Wednesday, November 2, 2011

Percolating thoughts

An idea occurred to me this morning concerning CEO wages. An odd subject to dwell on, but one that is timely and currently important. Since the start of the great recession the media has been reporting on the multimillion dollar “Golden Parachutes” that are given to outgoing CEOs of spiraling companies. The ongoing #Occupy protests point to them as signs of corruption on Wall Street. This little blurb on Daring Fireball about Research in Motion, the makers of the Blackberry, references some past speculation on why Co-CEOs Mike Lazaridis and Jim Balsillie still have jobs.

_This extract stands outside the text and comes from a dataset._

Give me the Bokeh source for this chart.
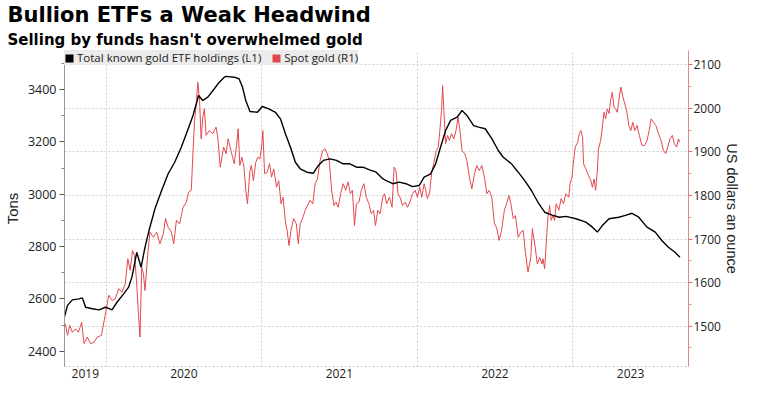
from bokeh.plotting import figure
from bokeh.models import Range1d, LinearAxis, FixedTicker, Legend, LegendItem, Title
from bokeh.embed import file_html
from bokeh.resources import INLINE

# ---------------- data ----------------
etf_year = [
    2019.732, 2019.752, 2019.783, 2019.826, 2019.847, 2019.868, 2019.911, 2019.954, 2019.996, 2020.025,
    2020.038, 2020.070, 2020.113, 2020.145, 2020.166, 2020.183, 2020.197, 2020.225, 2020.250, 2020.276,
    2020.314, 2020.357, 2020.399, 2020.441, 2020.484, 2020.516, 2020.559, 2020.586, 2020.594, 2020.622,
    2020.654, 2020.696, 2020.728, 2020.760, 2020.771, 2020.824, 2020.855, 2020.877, 2020.898, 2020.925,
    2020.973, 2021.004, 2021.046, 2021.089, 2021.121, 2021.153, 2021.185, 2021.217, 2021.248, 2021.291,
    2021.333, 2021.365, 2021.397, 2021.439, 2021.482, 2021.524, 2021.567, 2021.610, 2021.652, 2021.694,
    2021.737, 2021.779, 2021.801, 2021.843, 2021.885, 2021.928, 2021.970, 2022.013, 2022.045, 2022.087,
    2022.119, 2022.151, 2022.183, 2022.215, 2022.257, 2022.289, 2022.320, 2022.363, 2022.395, 2022.438,
    2022.480, 2022.522, 2022.554, 2022.607, 2022.650, 2022.692, 2022.734, 2022.777, 2022.820, 2022.873,
    2022.915, 2022.957, 2023.021, 2023.085, 2023.127, 2023.159, 2023.191, 2023.234, 2023.297, 2023.339,
    2023.382, 2023.425, 2023.478, 2023.531, 2023.573, 2023.616, 2023.658, 2023.690,
]
etf_tons = [
    2530, 2575, 2596, 2600, 2604, 2568, 2562, 2558, 2568, 2562,
    2558, 2587, 2619, 2645, 2683, 2734, 2778, 2721, 2797, 2861,
    2944, 3014, 3078, 3122, 3180, 3231, 3301, 3358, 3377, 3358,
    3371, 3403, 3428, 3447, 3450, 3447, 3441, 3409, 3358, 3316,
    3313, 3335, 3326, 3313, 3288, 3231, 3180, 3122, 3097, 3084,
    3080, 3110, 3129, 3135, 3129, 3116, 3116, 3103, 3103, 3093,
    3084, 3059, 3052, 3040, 3046, 3040, 3029, 3033, 3065, 3078,
    3116, 3180, 3243, 3282, 3294, 3320, 3301, 3262, 3256, 3250,
    3212, 3167, 3141, 3116, 3084, 3052, 3015, 2969, 2931, 2919,
    2912, 2915, 2906, 2893, 2874, 2855, 2880, 2906, 2912, 2919,
    2927, 2912, 2874, 2855, 2823, 2797, 2778, 2759,
]

gold_year = [
    2019.737, 2019.752, 2019.766, 2019.783, 2019.804, 2019.822, 2019.843, 2019.858, 2019.879, 2019.900,
    2019.922, 2019.943, 2019.970, 2019.992, 2020.017, 2020.038, 2020.059, 2020.081, 2020.102, 2020.123,
    2020.140, 2020.155, 2020.170, 2020.183, 2020.197, 2020.208, 2020.218, 2020.229, 2020.240, 2020.250,
    2020.268, 2020.282, 2020.304, 2020.325, 2020.346, 2020.368, 2020.382, 2020.399, 2020.420, 2020.435,
    2020.452, 2020.473, 2020.495, 2020.516, 2020.531, 2020.548, 2020.559, 2020.569, 2020.580, 2020.590,
    2020.601, 2020.611, 2020.622, 2020.632, 2020.643, 2020.664, 2020.686, 2020.707, 2020.718, 2020.734,
    2020.756, 2020.771, 2020.785, 2020.803, 2020.824, 2020.839, 2020.849, 2020.860, 2020.873, 2020.887,
    2020.898, 2020.909, 2020.925, 2020.934, 2020.947, 2020.962, 2020.976, 2020.989, 2021.002, 2021.008,
    2021.019, 2021.036, 2021.051, 2021.064, 2021.078, 2021.096, 2021.110, 2021.125, 2021.138, 2021.153,
    2021.164, 2021.176, 2021.189, 2021.206, 2021.223, 2021.236, 2021.248, 2021.266, 2021.280, 2021.295,
    2021.312, 2021.329, 2021.344, 2021.359, 2021.376, 2021.393, 2021.408, 2021.422, 2021.435, 2021.450,
    2021.465, 2021.478, 2021.492, 2021.508, 2021.524, 2021.541, 2021.556, 2021.571, 2021.584, 2021.597,
    2021.610, 2021.626, 2021.641, 2021.658, 2021.673, 2021.690, 2021.705, 2021.720, 2021.732, 2021.747,
    2021.762, 2021.779, 2021.790, 2021.804, 2021.822, 2021.839, 2021.852, 2021.864, 2021.877, 2021.890,
    2021.906, 2021.924, 2021.938, 2021.954, 2021.970, 2021.987, 2022.002, 2022.017, 2022.030, 2022.045,
    2022.055, 2022.066, 2022.081, 2022.094, 2022.108, 2022.123, 2022.136, 2022.146, 2022.157, 2022.164,
    2022.172, 2022.183, 2022.196, 2022.208, 2022.221, 2022.236, 2022.250, 2022.263, 2022.274, 2022.289,
    2022.306, 2022.320, 2022.336, 2022.352, 2022.369, 2022.384, 2022.399, 2022.416, 2022.433, 2022.448,
    2022.463, 2022.480, 2022.497, 2022.511, 2022.527, 2022.543, 2022.561, 2022.575, 2022.590, 2022.603,
    2022.618, 2022.632, 2022.650, 2022.667, 2022.682, 2022.696, 2022.713, 2022.731, 2022.741, 2022.756,
    2022.773, 2022.788, 2022.803, 2022.809, 2022.820, 2022.830, 2022.841, 2022.852, 2022.862, 2022.873,
    2022.884, 2022.894, 2022.911, 2022.926, 2022.941, 2022.957, 2022.975, 2022.983, 2022.996, 2023.004,
    2023.017, 2023.032, 2023.043, 2023.053, 2023.064, 2023.070, 2023.085, 2023.102, 2023.117, 2023.127,
    2023.138, 2023.148, 2023.159, 2023.166, 2023.180, 2023.191, 2023.202, 2023.212, 2023.223, 2023.234,
    2023.244, 2023.255, 2023.266, 2023.276, 2023.287, 2023.297, 2023.310, 2023.323, 2023.336, 2023.349,
    2023.361, 2023.374, 2023.387, 2023.400, 2023.414, 2023.429, 2023.446, 2023.463, 2023.478, 2023.492,
    2023.505, 2023.520, 2023.535, 2023.552, 2023.569, 2023.584, 2023.599, 2023.611, 2023.626, 2023.641,
    2023.654, 2023.669, 2023.680, 2023.690,
]
gold_usd = [
    1506, 1479, 1502, 1486, 1494, 1486, 1509, 1460, 1475, 1460,
    1463, 1475, 1479, 1521, 1571, 1559, 1563, 1586, 1578, 1597,
    1655, 1628, 1674, 1662, 1597, 1529, 1475, 1635, 1620, 1582,
    1666, 1716, 1704, 1716, 1689, 1712, 1747, 1727, 1716, 1689,
    1743, 1735, 1773, 1785, 1808, 1812, 1903, 1972, 2010, 2060,
    2018, 1930, 1980, 1999, 1938, 1949, 1942, 1957, 1934, 1865,
    1911, 1896, 1930, 1903, 1873, 1915, 1953, 1869, 1888, 1865,
    1812, 1781, 1857, 1869, 1834, 1876, 1888, 1884, 1919, 1949,
    1850, 1853, 1873, 1842, 1861, 1819, 1834, 1781, 1796, 1739,
    1720, 1685, 1720, 1747, 1735, 1689, 1735, 1750, 1766, 1777,
    1789, 1781, 1827, 1838, 1880, 1903, 1907, 1896, 1880, 1812,
    1777, 1785, 1773, 1804, 1827, 1812, 1831, 1804, 1812, 1731,
    1781, 1785, 1812, 1827, 1796, 1781, 1758, 1766, 1731, 1766,
    1758, 1796, 1804, 1781, 1796, 1773, 1865, 1857, 1804, 1796,
    1777, 1785, 1773, 1785, 1804, 1812, 1796, 1819, 1796, 1827,
    1812, 1793, 1808, 1854, 1876, 1903, 1911, 1949, 1995, 2052,
    1995, 1919, 1938, 1926, 1942, 1930, 1949, 1980, 1953, 1903,
    1896, 1880, 1842, 1815, 1850, 1869, 1857, 1869, 1842, 1804,
    1812, 1796, 1735, 1727, 1697, 1720, 1766, 1781, 1800, 1781,
    1747, 1754, 1704, 1716, 1720, 1670, 1624, 1658, 1724, 1689,
    1643, 1658, 1643, 1655, 1632, 1689, 1750, 1777, 1743, 1754,
    1743, 1781, 1766, 1793, 1781, 1804, 1796, 1827, 1842, 1873,
    1911, 1922, 1942, 1949, 1934, 1873, 1861, 1846, 1834, 1819,
    1838, 1812, 1857, 1907, 1926, 1957, 1991, 1976, 1999, 1988,
    2018, 2037, 2003, 1999, 1991, 2018, 2049, 2026, 2010, 1991,
    1961, 1949, 1968, 1949, 1961, 1938, 1915, 1915, 1926, 1949,
    1976, 1968, 1961, 1942, 1926, 1903, 1896, 1911, 1930, 1938,
    1919, 1911, 1930, 1922,
]

years = [2019, 2020, 2021, 2022, 2023]
tons_ticks = [2400, 2600, 2800, 3000, 3200, 3400]
tons_minor = [2500, 2700, 2900, 3100, 3300, 3500]
usd_ticks = [1500, 1600, 1700, 1800, 1900, 2000, 2100]
usd_minor = [1450, 1550, 1650, 1750, 1850, 1950, 2050]

title_text = "Bullion ETFs a Weak Headwind"
subtitle_text = "Selling by funds hasn't overwhelmed gold"
etf_label = "Total known gold ETF holdings (L1)"
gold_label = "Spot gold (R1)"

# ---------------- figure ----------------
x_start, x_end = 2019.7325, 2023.745
tons_lo, tons_hi = 2341.5, 3549
usd_lo, usd_hi = 1407.5, 2132.8

TICK_FONT = "Open Sans"
LABEL_FONT = "Liberation Sans"
RED = "#e5484d"
NAN = float("nan")

p = figure(width=742, height=387, output_backend="svg", toolbar_location=None,
           x_range=Range1d(x_start, x_end), y_range=Range1d(tons_lo, tons_hi),
           min_border_left=62, min_border_right=44, min_border_top=50, min_border_bottom=21,
           title=None)
p.outline_line_color = None
p.background_fill_color = "white"
p.border_fill_color = "white"

p.extra_y_ranges = {"usd": Range1d(usd_lo, usd_hi)}

# x axis: year labels centred on the visible part of each year
label_pos = [round((max(y, x_start) + min(y + 1, x_end)) / 2, 4) for y in years]
xa = p.xaxis[0]
xa.ticker = FixedTicker(ticks=label_pos)
xa.major_label_overrides = {pos: str(y) for pos, y in zip(label_pos, years)}
xa.major_tick_line_color = None
xa.minor_tick_line_color = None
xa.major_tick_in = 0
xa.major_tick_out = 0
xa.minor_tick_in = 0
xa.minor_tick_out = 0
xa.axis_line_color = "#c8c8c8"
xa.axis_line_dash = "2 2"
xa.major_label_text_font = TICK_FONT
xa.major_label_text_font_size = "12px"
xa.major_label_text_color = "#222222"
xa.major_label_standoff = 2

# left axis (tons)
ya = p.yaxis[0]
ya.ticker = FixedTicker(ticks=tons_ticks, minor_ticks=tons_minor)
ya.axis_label = "Tons"
ya.axis_label_text_font = LABEL_FONT
ya.axis_label_text_font_size = "15px"
ya.axis_label_text_font_style = "normal"
ya.axis_label_text_color = "#222222"
ya.axis_label_standoff = 4
ya.axis_line_color = "#9a9a9a"
ya.major_tick_line_color = "#555555"
ya.minor_tick_line_color = "#888888"
ya.major_tick_in = 0
ya.major_tick_out = 5
ya.minor_tick_in = 0
ya.minor_tick_out = 3
ya.major_label_text_font = TICK_FONT
ya.major_label_text_font_size = "12.5px"
ya.major_label_text_color = "#222222"
ya.major_label_standoff = 3

# right axis (USD)
ra = LinearAxis(y_range_name="usd",
                ticker=FixedTicker(ticks=usd_ticks, minor_ticks=usd_minor))
ra.axis_label = "US dollars an ounce"
ra.axis_label_text_font = LABEL_FONT
ra.axis_label_text_font_size = "14.5px"
ra.axis_label_text_font_style = "normal"
ra.axis_label_text_color = "#222222"
ra.axis_label_standoff = 0
ra.axis_line_color = "#e08a8a"
ra.major_tick_line_color = "#d96c6c"
ra.minor_tick_line_color = "#e08a8a"
ra.major_tick_in = 0
ra.major_tick_out = 4
ra.minor_tick_in = 0
ra.minor_tick_out = 3
ra.major_label_text_font = TICK_FONT
ra.major_label_text_font_size = "12px"
ra.major_label_text_color = "#222222"
ra.major_label_standoff = 1
p.add_layout(ra, "right")

# grids
p.xgrid.ticker = FixedTicker(ticks=[y for y in years if x_start < y < x_end])
p.xgrid.grid_line_color = "#cfcfcf"
p.xgrid.grid_line_dash = "2 2"
p.ygrid.y_range_name = "usd"
p.ygrid.ticker = FixedTicker(ticks=usd_ticks)
p.ygrid.grid_line_color = "#cfcfcf"
p.ygrid.grid_line_dash = "2 2"

# series
p.line(gold_year, gold_usd, line_color=RED, line_width=1.0, y_range_name="usd")
p.line(etf_year, etf_tons, line_color="black", line_width=1.4)

# legend swatches (square keys; no visible marks in the plot)
sq_black = p.quad(left=[NAN], right=[NAN], top=[NAN], bottom=[NAN],
                  fill_color="black", line_color=None)
sq_red = p.quad(left=[NAN], right=[NAN], top=[NAN], bottom=[NAN],
                fill_color="#e0474c", line_color=None)
legend = Legend(items=[LegendItem(label=etf_label, renderers=[sq_black]),
                       LegendItem(label=gold_label, renderers=[sq_red])],
                location="top_left", orientation="horizontal", margin=0, padding=6,
                spacing=10, glyph_width=10, glyph_height=10, label_standoff=3,
                label_height=14, label_text_font=TICK_FONT,
                label_text_font_size="11.5px", label_text_color="#222222",
                background_fill_color="#ebebeb", background_fill_alpha=1.0,
                border_line_color=None)
p.add_layout(legend)

# titles (subtitle first so it sits next to the plot)
p.add_layout(Title(text=subtitle_text, text_font="DejaVu Sans", text_font_size="15px",
                   text_font_style="bold", text_color="black", offset=-57, standoff=4), "above")
p.add_layout(Title(text=title_text, text_font="DejaVu Sans", text_font_size="21px",
                   text_font_style="bold", text_color="black", offset=-57, standoff=0), "above")

open("out.html", "w").write(file_html(p, INLINE))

And finally, the obituaries of Steve Jobs brought up his $1 yearly salary (plus stock options).

All this made me think that companies would be much better served by their CEOs if they were paid these high-end, 1% salaries, primarily in company stock. Their worth would be directly tied to the company they run. Their retirement packages (and golden parachutes) are predetermined and paid in not a dollar amount, but a set amount of stock. They run the company into the ground they don’t get to walk away with more of the companies money. Would HP, one of the largest PC makers in the world, have had to deal with a CEO who tried to dismantle a money-making arm of the company after 11 months in office if that loss in revenue affected his ability to make ends meet?

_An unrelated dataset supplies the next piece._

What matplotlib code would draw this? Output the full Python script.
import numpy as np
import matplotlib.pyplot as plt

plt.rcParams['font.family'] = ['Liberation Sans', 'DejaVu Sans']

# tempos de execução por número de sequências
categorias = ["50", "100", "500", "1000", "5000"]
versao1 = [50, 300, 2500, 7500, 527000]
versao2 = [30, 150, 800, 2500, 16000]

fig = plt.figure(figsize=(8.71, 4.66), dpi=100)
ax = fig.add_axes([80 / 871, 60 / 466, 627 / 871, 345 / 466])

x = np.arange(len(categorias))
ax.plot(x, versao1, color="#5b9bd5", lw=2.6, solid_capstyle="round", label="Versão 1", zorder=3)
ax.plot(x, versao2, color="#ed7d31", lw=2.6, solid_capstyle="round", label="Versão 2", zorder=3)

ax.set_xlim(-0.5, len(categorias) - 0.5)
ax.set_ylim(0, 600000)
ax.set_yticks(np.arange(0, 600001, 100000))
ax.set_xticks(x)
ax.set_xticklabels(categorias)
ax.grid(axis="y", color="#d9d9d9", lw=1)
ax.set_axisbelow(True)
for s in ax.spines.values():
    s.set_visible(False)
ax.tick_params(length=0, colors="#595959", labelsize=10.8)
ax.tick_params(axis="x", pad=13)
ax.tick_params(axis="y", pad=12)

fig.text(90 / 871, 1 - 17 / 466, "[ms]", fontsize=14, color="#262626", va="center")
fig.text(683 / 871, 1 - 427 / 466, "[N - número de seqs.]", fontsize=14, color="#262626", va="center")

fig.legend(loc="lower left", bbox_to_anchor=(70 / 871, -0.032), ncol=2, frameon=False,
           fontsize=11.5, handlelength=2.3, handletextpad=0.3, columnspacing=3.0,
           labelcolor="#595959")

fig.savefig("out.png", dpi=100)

This, of course, would not happen in most companies. After booting out a bad CEO a board would pay almost anything for one with a proven track record, and those can be very costly. But even a high five-figure salary, augmented by heavy stock options, can pay off more in the long run for a good CEO.

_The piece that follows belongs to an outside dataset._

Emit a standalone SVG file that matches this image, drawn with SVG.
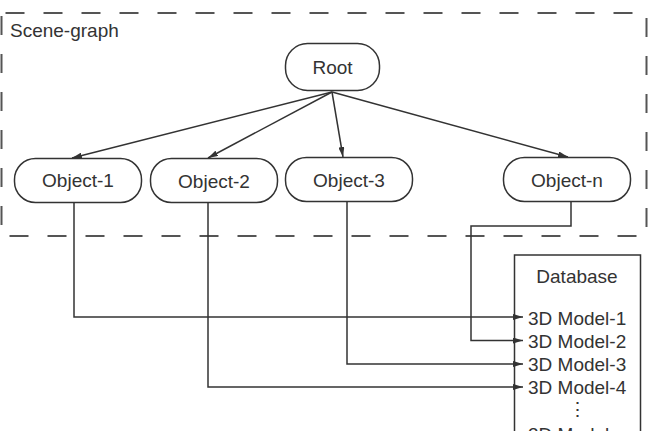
<svg xmlns="http://www.w3.org/2000/svg" width="652" height="431" viewBox="0 0 652 431">
<style>
text{font-family:"Liberation Sans",Arial,sans-serif;font-size:19px;fill:#333}
.node{fill:#fff;stroke:#333;stroke-width:1.5}
.c{fill:none;stroke:#333;stroke-width:1.5}
.mid{text-anchor:middle}
</style>
<defs>
<marker id="ah" viewBox="0 0 10 6" refX="10" refY="3" markerWidth="10" markerHeight="6" markerUnits="userSpaceOnUse" orient="auto">
<path d="M0,0 L10,3 L0,6 Z" fill="#333"/>
</marker>
</defs>
<rect width="652" height="431" fill="#fff"/>
<g id="scene-graph">
<rect x="1.5" y="13" width="645" height="223" fill="none" stroke="#555" stroke-width="2" stroke-dasharray="19 19" stroke-dashoffset="-4"/>
<text x="10" y="37">Scene-graph</text>
</g>
<g id="database">
<rect x="514.5" y="255" width="126" height="200" class="node"/>
<text x="577" y="283" class="mid">Database</text>
<text x="528" y="325">3D Model-1</text>
<text x="528" y="348">3D Model-2</text>
<text x="528" y="371">3D Model-3</text>
<text x="528" y="394">3D Model-4</text>
<text x="577" y="416" class="mid">⋮</text>
<text x="528" y="441">3D Model-n</text>
</g>
<g id="connectors">
<path class="c" d="M332,92 L72,158" marker-end="url(#ah)"/>
<path class="c" d="M332,92 L208,158" marker-end="url(#ah)"/>
<path class="c" d="M332,92 L343,157" marker-end="url(#ah)"/>
<path class="c" d="M332,92 L568,157" marker-end="url(#ah)"/>
<path class="c" d="M74,202 V317 H523" marker-end="url(#ah)"/>
<path class="c" d="M571,202 V226 H471 V340.5 H523" marker-end="url(#ah)"/>
<path class="c" d="M347,202 V364 H523" marker-end="url(#ah)"/>
<path class="c" d="M208,203 V387 H523" marker-end="url(#ah)"/>
</g>
<g id="root">
<rect x="285.5" y="43.5" width="94" height="47" rx="22" class="node"/>
<text x="332.5" y="74" class="mid">Root</text>
</g>
<g id="object-1">
<rect x="14.5" y="158.5" width="127" height="44" rx="21" class="node"/>
<text x="78" y="187" class="mid">Object-1</text>
</g>
<g id="object-2">
<rect x="150.5" y="158.5" width="127" height="44" rx="21" class="node"/>
<text x="214" y="188" class="mid">Object-2</text>
</g>
<g id="object-3">
<rect x="285.5" y="157.5" width="127" height="44" rx="21" class="node"/>
<text x="349" y="187" class="mid">Object-3</text>
</g>
<g id="object-n">
<rect x="503.5" y="157.5" width="127" height="44" rx="21" class="node"/>
<text x="567" y="187" class="mid">Object-n</text>
</g>
</svg>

It would take some backbone for a board to insist on paying primarily in stock, and most won’t do it. Boards of directors seem to have short memories, thinking their new CEO will always be better than their last one. Of course, if the new CEO was better than the old one they would want to get mostly stock.

Oh, and as I was writing this, Sony posted a 1.2 Billion dollar loss for the year, mostly caused by their TV business, which hasn’t been profitable in eight years. How does Sony CEO Howard Stringer still have a job?